▼

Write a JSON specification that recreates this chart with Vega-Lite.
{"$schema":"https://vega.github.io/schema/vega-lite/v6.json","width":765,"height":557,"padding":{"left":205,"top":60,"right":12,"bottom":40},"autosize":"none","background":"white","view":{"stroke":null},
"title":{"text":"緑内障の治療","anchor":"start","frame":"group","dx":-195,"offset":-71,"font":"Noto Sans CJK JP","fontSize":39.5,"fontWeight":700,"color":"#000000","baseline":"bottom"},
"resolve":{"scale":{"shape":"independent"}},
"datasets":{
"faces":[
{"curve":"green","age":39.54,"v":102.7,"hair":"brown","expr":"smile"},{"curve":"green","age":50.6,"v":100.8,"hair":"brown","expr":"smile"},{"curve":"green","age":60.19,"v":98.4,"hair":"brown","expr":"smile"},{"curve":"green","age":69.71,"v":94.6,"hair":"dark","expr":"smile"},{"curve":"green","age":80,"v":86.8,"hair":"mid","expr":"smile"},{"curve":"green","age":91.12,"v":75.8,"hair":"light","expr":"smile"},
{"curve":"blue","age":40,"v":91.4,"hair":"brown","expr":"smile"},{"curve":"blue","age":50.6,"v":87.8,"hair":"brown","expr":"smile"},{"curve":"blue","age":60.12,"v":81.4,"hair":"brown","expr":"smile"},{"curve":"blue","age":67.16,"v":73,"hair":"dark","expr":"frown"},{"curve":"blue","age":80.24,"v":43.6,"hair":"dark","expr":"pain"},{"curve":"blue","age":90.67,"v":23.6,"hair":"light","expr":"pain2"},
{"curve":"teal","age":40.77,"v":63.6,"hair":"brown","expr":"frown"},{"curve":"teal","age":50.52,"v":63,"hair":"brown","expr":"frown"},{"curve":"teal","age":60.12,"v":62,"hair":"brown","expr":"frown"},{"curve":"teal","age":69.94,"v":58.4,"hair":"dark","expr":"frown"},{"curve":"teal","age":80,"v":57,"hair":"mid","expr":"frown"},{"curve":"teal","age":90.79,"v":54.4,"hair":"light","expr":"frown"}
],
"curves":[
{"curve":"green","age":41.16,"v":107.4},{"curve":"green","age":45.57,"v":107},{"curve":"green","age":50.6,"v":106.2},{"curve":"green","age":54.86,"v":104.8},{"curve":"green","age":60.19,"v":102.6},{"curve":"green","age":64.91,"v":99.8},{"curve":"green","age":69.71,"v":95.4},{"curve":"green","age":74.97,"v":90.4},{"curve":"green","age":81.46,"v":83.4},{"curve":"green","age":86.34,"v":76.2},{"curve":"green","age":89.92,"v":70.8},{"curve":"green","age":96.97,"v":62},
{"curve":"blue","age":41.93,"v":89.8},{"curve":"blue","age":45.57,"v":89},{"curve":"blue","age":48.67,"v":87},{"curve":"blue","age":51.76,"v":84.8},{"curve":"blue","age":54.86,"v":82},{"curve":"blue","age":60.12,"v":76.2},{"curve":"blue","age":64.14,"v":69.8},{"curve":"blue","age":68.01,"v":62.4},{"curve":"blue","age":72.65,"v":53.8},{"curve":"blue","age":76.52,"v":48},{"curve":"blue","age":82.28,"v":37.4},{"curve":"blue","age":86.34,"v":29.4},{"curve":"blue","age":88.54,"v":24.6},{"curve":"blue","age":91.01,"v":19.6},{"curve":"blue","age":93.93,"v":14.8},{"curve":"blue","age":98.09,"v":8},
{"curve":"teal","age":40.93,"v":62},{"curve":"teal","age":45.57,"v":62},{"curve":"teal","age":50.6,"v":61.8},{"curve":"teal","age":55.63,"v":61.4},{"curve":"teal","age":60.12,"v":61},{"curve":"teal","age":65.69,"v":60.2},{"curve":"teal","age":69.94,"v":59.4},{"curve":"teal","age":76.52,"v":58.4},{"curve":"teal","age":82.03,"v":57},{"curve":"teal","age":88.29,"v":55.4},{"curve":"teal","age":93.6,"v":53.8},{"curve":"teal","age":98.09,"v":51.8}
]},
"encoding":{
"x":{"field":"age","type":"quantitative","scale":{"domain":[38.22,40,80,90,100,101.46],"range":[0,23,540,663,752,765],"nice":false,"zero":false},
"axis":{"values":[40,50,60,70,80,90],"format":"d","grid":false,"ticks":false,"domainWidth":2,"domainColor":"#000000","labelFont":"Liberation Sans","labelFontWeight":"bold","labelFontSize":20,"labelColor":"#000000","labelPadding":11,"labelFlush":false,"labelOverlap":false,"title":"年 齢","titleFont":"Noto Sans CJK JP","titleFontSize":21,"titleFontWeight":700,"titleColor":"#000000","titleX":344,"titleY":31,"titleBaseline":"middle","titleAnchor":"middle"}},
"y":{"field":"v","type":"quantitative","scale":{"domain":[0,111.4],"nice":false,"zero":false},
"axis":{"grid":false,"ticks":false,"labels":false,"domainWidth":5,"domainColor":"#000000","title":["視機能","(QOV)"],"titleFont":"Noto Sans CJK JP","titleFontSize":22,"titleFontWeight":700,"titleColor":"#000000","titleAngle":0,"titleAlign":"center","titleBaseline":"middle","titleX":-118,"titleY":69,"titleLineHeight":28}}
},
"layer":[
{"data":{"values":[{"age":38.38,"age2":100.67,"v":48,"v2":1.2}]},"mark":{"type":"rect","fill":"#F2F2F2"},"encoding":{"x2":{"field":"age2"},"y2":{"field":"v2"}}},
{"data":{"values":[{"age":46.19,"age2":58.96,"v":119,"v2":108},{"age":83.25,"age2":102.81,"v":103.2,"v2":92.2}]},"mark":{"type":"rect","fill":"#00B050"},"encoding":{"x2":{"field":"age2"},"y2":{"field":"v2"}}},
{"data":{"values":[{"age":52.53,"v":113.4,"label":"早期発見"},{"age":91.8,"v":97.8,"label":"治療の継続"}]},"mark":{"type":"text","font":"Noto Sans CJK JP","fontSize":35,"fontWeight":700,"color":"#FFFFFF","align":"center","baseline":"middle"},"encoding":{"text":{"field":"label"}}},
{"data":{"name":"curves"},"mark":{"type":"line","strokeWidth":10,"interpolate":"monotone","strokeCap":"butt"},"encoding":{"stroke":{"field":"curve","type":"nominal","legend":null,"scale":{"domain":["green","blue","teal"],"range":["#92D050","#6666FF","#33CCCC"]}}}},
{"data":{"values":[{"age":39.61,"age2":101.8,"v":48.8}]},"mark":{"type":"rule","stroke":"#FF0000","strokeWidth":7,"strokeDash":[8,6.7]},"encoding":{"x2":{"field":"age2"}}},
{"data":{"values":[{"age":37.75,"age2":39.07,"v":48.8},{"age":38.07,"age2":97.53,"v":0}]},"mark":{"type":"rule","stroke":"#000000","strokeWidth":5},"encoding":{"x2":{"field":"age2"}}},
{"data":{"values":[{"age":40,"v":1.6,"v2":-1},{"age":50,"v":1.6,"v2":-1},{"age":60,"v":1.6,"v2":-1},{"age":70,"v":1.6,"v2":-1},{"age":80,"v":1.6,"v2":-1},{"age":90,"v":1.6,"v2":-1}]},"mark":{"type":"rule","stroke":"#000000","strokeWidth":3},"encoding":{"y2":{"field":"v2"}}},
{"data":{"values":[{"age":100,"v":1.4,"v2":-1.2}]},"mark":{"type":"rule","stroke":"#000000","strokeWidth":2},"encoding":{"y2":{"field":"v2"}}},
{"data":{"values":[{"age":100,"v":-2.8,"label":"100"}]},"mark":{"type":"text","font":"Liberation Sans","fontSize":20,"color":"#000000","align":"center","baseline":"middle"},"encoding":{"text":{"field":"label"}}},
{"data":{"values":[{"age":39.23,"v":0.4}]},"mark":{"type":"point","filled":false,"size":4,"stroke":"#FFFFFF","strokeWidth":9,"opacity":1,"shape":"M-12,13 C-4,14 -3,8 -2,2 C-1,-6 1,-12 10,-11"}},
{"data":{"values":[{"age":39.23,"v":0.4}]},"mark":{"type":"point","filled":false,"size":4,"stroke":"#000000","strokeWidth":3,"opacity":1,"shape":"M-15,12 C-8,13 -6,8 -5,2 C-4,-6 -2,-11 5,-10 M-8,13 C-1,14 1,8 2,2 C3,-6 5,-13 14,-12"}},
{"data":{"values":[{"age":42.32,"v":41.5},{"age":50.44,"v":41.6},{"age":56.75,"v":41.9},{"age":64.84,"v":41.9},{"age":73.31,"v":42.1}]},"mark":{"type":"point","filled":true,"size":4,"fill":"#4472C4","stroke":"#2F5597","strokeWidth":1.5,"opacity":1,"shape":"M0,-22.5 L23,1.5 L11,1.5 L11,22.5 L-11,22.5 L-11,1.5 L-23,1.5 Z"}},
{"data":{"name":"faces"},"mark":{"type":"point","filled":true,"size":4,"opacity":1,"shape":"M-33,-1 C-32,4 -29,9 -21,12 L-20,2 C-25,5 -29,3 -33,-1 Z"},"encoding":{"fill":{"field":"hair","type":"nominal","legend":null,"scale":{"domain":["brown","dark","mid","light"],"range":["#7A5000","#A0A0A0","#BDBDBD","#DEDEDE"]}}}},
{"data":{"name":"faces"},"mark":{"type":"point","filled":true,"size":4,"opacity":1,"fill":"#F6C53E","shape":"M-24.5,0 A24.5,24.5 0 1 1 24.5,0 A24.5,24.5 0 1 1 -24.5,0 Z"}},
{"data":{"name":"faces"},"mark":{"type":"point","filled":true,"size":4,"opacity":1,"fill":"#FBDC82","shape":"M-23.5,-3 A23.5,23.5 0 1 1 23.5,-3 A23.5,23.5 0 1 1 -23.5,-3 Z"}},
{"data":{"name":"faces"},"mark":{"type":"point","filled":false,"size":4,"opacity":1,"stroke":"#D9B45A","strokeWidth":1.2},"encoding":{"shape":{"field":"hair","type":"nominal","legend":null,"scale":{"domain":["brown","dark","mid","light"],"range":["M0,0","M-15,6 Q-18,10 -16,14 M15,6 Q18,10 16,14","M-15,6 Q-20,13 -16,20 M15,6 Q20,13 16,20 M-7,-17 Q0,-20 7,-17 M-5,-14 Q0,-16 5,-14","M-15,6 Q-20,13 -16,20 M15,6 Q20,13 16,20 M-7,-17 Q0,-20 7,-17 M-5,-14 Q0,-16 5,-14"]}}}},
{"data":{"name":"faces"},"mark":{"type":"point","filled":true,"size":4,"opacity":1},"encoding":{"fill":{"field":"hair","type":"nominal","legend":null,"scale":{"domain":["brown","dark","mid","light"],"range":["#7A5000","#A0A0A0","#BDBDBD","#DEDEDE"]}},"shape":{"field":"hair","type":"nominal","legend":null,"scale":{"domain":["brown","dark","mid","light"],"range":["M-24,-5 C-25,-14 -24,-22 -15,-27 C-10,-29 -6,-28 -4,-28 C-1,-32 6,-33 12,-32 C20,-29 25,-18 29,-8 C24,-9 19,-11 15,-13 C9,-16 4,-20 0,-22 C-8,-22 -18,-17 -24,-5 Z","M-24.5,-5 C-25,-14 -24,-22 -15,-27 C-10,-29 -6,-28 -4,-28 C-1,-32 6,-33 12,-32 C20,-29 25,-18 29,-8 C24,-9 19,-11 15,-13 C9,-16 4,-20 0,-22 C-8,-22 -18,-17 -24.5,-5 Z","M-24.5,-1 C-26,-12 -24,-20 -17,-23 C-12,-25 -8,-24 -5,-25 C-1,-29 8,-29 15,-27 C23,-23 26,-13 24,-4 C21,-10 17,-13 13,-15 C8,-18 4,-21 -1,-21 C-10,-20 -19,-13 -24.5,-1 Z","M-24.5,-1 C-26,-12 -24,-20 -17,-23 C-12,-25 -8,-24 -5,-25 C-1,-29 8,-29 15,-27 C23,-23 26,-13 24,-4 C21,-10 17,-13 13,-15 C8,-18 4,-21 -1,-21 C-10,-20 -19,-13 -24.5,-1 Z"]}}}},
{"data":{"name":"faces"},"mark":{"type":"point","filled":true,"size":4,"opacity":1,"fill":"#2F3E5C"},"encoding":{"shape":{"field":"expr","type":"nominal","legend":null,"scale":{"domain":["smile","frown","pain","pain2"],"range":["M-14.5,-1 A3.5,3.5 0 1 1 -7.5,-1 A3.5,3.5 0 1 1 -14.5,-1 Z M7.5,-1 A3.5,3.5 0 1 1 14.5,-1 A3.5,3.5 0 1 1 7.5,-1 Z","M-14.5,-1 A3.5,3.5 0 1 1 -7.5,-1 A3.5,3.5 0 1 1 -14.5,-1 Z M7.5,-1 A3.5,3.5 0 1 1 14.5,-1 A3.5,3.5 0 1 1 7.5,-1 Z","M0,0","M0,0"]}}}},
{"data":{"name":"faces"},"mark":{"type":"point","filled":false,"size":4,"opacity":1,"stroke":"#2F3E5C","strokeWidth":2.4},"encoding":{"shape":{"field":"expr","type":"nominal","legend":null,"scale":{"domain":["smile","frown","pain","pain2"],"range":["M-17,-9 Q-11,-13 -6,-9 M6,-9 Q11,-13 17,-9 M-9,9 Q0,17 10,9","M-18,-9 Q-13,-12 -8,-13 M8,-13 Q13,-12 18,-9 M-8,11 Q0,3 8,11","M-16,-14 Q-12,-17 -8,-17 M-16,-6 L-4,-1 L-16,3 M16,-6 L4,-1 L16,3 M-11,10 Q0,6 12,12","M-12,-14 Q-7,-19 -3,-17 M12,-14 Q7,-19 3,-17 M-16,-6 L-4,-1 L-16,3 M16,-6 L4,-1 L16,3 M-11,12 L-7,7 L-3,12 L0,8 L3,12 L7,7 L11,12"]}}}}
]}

▲
▼

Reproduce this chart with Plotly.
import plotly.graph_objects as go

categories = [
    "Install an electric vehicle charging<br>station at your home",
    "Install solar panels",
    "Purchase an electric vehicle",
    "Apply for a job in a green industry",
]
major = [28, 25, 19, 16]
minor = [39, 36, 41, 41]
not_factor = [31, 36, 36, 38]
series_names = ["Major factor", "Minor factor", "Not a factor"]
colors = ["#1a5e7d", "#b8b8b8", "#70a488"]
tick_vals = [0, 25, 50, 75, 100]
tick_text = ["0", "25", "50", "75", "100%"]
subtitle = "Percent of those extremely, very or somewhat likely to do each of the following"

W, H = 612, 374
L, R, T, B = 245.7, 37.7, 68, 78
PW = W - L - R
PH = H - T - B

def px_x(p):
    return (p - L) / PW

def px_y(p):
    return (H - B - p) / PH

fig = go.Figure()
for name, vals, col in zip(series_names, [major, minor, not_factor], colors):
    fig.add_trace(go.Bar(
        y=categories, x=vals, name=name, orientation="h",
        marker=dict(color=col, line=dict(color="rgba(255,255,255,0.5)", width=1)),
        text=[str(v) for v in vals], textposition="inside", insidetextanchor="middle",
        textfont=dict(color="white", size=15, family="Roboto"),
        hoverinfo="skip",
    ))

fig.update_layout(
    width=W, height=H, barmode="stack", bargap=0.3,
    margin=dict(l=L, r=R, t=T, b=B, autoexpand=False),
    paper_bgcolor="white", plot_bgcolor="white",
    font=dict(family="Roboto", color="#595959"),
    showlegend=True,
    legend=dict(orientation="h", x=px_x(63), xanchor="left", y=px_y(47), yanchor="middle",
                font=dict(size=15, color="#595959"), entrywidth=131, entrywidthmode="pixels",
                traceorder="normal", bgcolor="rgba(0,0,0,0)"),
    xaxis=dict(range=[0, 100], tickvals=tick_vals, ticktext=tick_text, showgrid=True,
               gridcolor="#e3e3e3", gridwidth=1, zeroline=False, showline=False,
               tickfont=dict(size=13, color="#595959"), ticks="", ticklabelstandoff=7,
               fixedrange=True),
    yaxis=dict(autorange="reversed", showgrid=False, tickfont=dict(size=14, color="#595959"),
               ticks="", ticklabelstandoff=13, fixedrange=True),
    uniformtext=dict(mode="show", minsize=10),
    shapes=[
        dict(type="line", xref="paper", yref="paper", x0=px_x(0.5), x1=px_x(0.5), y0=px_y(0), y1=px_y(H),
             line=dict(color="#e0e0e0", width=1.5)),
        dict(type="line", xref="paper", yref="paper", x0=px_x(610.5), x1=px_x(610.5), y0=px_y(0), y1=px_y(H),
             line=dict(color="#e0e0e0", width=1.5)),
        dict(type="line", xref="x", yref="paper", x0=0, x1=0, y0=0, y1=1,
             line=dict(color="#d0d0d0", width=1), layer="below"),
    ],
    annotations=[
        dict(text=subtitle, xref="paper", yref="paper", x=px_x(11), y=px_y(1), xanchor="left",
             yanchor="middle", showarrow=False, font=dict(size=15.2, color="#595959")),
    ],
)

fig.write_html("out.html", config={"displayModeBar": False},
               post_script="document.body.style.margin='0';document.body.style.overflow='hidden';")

▲

◆ **What is asked**
Take the lines from the line with "Reproduce this chart with Plotly." through the line with "PH = H - T - B", both ends included, and give them again exactly, with nothing else.

◆ **Reply**
Reproduce this chart with Plotly.
import plotly.graph_objects as go

categories = [
    "Install an electric vehicle charging<br>station at your home",
    "Install solar panels",
    "Purchase an electric vehicle",
    "Apply for a job in a green industry",
]
major = [28, 25, 19, 16]
minor = [39, 36, 41, 41]
not_factor = [31, 36, 36, 38]
series_names = ["Major factor", "Minor factor", "Not a factor"]
colors = ["#1a5e7d", "#b8b8b8", "#70a488"]
tick_vals = [0, 25, 50, 75, 100]
tick_text = ["0", "25", "50", "75", "100%"]
subtitle = "Percent of those extremely, very or somewhat likely to do each of the following"

W, H = 612, 374
L, R, T, B = 245.7, 37.7, 68, 78
PW = W - L - R
PH = H - T - B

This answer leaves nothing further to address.